Tuesday, May 28

India found 5.9 million tones of Lithium, Crucial for future growth

The Geological survey of India team found 5.9 million tones of lithium reserves in Jammu and Kashmir region of India, the total quantity of lithium found surpasses China.

Lithium is a non-ferrous metal and is one of the key components for electric vehicle, mobile, laptop batteries etc.

Lithium falls in the critical resource category which was not earlier available in India and were dependent for its 100 percent import. The G3 (advanced) study of the GSI shows the presence of best quality lithium in abundant quantity in the foothills of Mata Vaishno Devi shrine at Salal village (Reasi).

The normal grade of lithium is 220 parts per million (PPM), the lithium found in J&K is of 500 ppm-plus grading, and with a stockpile of 5.9 million tons, India will surpass China in its availability.

“For the first time, lithium reserves have been discovered and that too in Jammu and Kashmir,” Mines Secretary Vivek Bharadwaj said.

Asked about the possible timeline for its extraction to start, he said every project takes its own time. “We had G3 level study and it will now be followed by G2 and G1 study before the final extraction of the metal.”

Earlier, the mines ministry had said that to strengthen the critical mineral supply chain for emerging technologies, the government was taking several proactive measures to secure minerals, including lithium, from Australia and Argentina.

Currently, India is import-dependent for many minerals like lithium, nickel and cobalt.
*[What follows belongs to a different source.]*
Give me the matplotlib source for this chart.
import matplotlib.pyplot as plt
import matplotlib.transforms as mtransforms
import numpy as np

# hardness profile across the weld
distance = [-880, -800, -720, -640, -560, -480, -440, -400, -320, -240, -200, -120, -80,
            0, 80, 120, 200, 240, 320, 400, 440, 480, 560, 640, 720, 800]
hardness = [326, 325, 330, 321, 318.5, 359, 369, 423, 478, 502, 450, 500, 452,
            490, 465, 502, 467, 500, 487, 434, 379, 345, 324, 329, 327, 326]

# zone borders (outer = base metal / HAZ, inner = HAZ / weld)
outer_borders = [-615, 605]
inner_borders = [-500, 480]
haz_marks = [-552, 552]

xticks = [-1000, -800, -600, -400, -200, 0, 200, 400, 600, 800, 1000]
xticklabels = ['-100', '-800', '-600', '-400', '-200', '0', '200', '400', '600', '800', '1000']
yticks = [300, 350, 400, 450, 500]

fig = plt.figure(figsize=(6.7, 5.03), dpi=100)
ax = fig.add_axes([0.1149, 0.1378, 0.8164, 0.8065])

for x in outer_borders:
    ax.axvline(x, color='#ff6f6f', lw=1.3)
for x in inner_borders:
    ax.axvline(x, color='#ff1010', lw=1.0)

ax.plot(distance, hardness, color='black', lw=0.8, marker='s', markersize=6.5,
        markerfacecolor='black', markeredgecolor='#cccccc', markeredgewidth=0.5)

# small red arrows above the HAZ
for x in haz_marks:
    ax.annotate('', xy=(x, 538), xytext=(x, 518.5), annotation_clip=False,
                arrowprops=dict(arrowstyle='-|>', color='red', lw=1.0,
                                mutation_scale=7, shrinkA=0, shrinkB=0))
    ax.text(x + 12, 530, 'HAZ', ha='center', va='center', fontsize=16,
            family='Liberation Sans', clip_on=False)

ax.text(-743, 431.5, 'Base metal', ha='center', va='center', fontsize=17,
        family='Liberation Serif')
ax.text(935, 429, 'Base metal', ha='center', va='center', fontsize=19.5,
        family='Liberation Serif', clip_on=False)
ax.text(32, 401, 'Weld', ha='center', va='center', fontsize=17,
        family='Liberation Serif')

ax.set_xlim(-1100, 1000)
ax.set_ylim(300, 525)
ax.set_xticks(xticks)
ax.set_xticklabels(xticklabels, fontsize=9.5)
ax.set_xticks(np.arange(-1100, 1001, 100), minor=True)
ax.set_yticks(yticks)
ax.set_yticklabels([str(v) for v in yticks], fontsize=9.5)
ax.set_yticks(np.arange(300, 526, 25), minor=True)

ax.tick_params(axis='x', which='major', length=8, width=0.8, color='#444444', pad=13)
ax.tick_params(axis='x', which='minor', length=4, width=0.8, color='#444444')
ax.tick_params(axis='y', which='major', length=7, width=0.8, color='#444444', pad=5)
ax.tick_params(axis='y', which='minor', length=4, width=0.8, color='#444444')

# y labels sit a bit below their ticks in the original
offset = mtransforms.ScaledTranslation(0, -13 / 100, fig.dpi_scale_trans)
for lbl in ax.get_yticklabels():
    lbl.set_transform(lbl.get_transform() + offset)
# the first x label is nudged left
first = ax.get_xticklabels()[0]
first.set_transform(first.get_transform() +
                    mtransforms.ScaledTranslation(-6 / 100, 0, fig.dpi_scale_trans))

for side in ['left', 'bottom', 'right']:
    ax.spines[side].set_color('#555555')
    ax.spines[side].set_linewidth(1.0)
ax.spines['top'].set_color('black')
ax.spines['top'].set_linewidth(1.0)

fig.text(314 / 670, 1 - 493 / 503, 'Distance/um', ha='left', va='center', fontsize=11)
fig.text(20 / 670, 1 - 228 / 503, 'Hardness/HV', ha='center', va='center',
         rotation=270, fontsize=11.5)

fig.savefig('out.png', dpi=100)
Speaking at the 62nd Central Geological Programming board meeting here, Bharadwaj also said that whether it is a mobile phone or a solar panel, critical minerals are required everywhere.

In order to become self-reliant, it is very important for the country to find out critical minerals and also process it, he said.

He also said that if gold imports are reduced, then “we will become aatmanirbhar (self-reliant)”.